There was much hooting at Mr Wood’s Magic and Music Show at the Playhouse, Oxford, yesterday.
From the first “hellooooo” this master of the deliciously silly had young and old alike in his palm singing “Quackety Quack” choruses clucking and grunting along with “Old Macdonald Had a Farm”
and singing some of his old songs, including The Gingerbread Man (he created the TV character).
Then there is the magic. Mr Wood produces objects from ears, makes rabbits vanish, and appears to make one lucky five year old ride on a magic carpet.
It is 90 minutes of enjoyable family entertainment with expert musical accompaniment by Peter Pontzen, the BBC Play School pianist.
What amuses today’s children? Forget high-tech wizardry – bring on the smelly socks and David Wood.
The show continues at the Playhouse, today at 2pm and tomorrow at 11am.
TIMES EDUCATIONAL SUPPLEMENT 11.5.83
Party piece The David Wood Magic and Music show (recently at the Lyric Hammersmith) is the apotheosis of children’s party entertainment. Mr Wood is not so much a jolly uncle figure as a genial older brother, never patronizing his audience (aged three upwards), always turning every tiny contribution from them to good account without once indulging into a knowing wink to the adults present.
The components of the show – songs, sometimes his own like The Gingerbread Man, and surprise tricks – are not in themselves remarkable. But Mr Wood is a talented actor and (as is clear from his plays for children) has the imagination to enter a child’s world.
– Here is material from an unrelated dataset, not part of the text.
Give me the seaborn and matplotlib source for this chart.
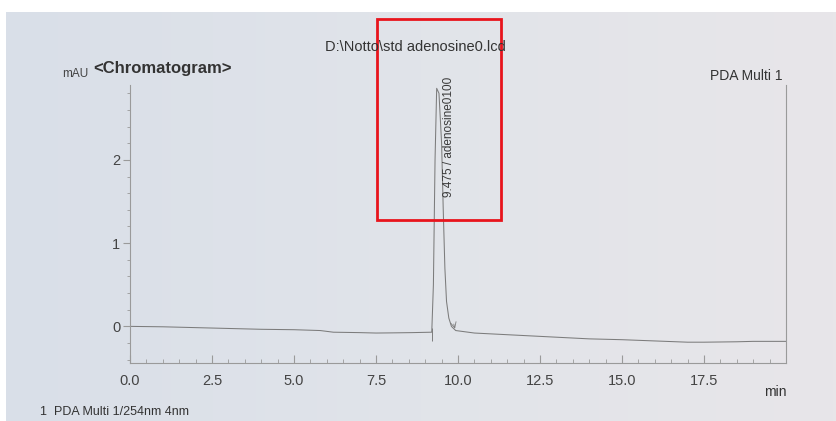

He also knows just how long a joke can go on being funny. The result is that everyone (parents too) enjoyed his show unreservedly.
Magic and Music Show
I prefer to work, if possible, in a black box, or at least black tabs. I need as much depth as you can give me, although I am adaptable. (I have been known to work in sets for drawing room comedies or on platforms in front of cinema screens.)
If possible, I like to get-in at least 3 hours before curtain up, especially if there are no tabs, and the stage has to be set by the half.
I would hope that a lighting person and a sou nd person (maybe the same person if necessary) would be there throughout the get-in. It is not absolutely essential to have another person in the corner, but if possible, it would make life easier.
A tuned piano should be onstage, stage left.
I bring my own radio mike, which goes into your system (Input mixer XLR or Cannon will be no problem - anything else may need leads).
A warm general coverage, lighting-wise, is all that is necessary, plus one special lantern centre front of house, to be focused on arrival.
If front tabs are not available, the pre-set lighting required is best achieved with reds and blues creating interesting shadows.
There are half a dozen lighting cues.
There are no taped sound cues, but I bring play-in music, interval and play-out music, on cassette or on disc. Hopefully your system will accommodate one or the other.
Treads into the auditorium both sides.
2 stage weights.
Both halves are approximately 35 minutes long, with a I5/20 minute interval.
Dressing room space for 2 would be appreciated.
I usually ask to be allowed to take cassettes, records and books to be sold in the foyer, with commission to the theatre. After the show I like to sell personally from the stage or in the foyer. A member of staff to assist is very helpful.